Highlights Archives
Dressed to Impress: Oscar Fashions
The 79th annual Academy Awards will be presented this Sunday, February 25, at the Kodak Theatre in Los Angeles, and while some will be watching anxiously to see who takes home the biggest awards, many others around the world will be watching to see what their favorite Hollywood stars are wearing. The fashion displayed on Oscar night, as well the clothes worn in the movies themselves, have long been a part of the allure of Hollywood, with the biggest names in the world of fashion — Yves St. Laurent, Christian Dior, Valentino — represented on the red carpet. Setting the stage for this media-fashion blitz was Charles Frederick Worth, whose designs for wealthy 19th-century women made the careers of his successors possible and earned him the title, the "father of haute couture." A Worth gown, designed for the wife of Governor Lucius Fairchild is in our Museum's collections.
Born in England, Charles Frederick Worth came to dominate Parisian fashion in the late 19th century. He was the first man to design and make clothes for well-to-do women, and his designs were notable for lavish fabrics and trimmings and his strict attention to fit. He was also the first to use live models to show his gowns and is credited with a number of fashion innovations such as a system of interchangeable pattern pieces and the walking skirt. Winning the patronage of France's Empress Eugenie ensured his success as a dressmaker, and made a Worth gown the dream of most wealthy American women — women like Frances Fairchild.
Living in Europe where her husband Lucius Fairchild served as a diplomat, Frances Fairchild ordered her gown from the House of Worth in 1880 after learning that they would be moving to Madrid, where she would be presented to the King and Queen of Spain. Worth designed a gown out of her favorite fabric, purple silk velvet, combined with lavender satin. The dress cost 1900 francs, more than $15,000 in today's currency, and Fairchild cherished it until her death in 1924.

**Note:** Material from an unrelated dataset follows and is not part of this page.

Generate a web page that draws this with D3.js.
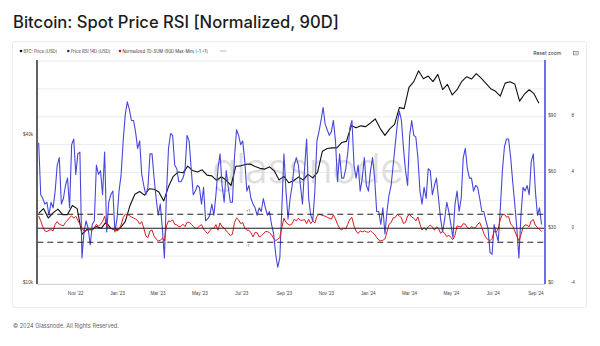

Worth was also popular among stars of the theater and concert stage, designing costumes and personal wardrobes for leading actresses and singers of the late 19th-and early-20th centuries, such as Sarah Bernhardt, Lillie Langtry and Jenny Lind. The first globally famous designer, Worth's creations helped to lay the groundwork for the internationalization and influence of fashion design in the 20th century, a trend brought to new heights on the movie screen by Edith Head (PDF 432KB)
Head created some of the most enduring images in American cinema in a career that spanned more than 50 years and garnered her more than 34 Oscar nominations. Among her famous designs were the simple black dress worn by Audrey Hepburn in Breakfast at Tiffany's, the golden ballgown worn by Grace Kelly in To Catch a Thief, and the daytime coat worn by Hepburn in Sabrina. Her designs inspired some of the most popular trends in American fashion and are preserved in the archives in the Wisconsin Center for Film and Theater Research. The Wisconsin Center for Film and Theater Research, housed at the Society, is one of the world's major archives of research materials relating to the entertainment industry, and is co-sponsored by the University of Wisconsin-Madison.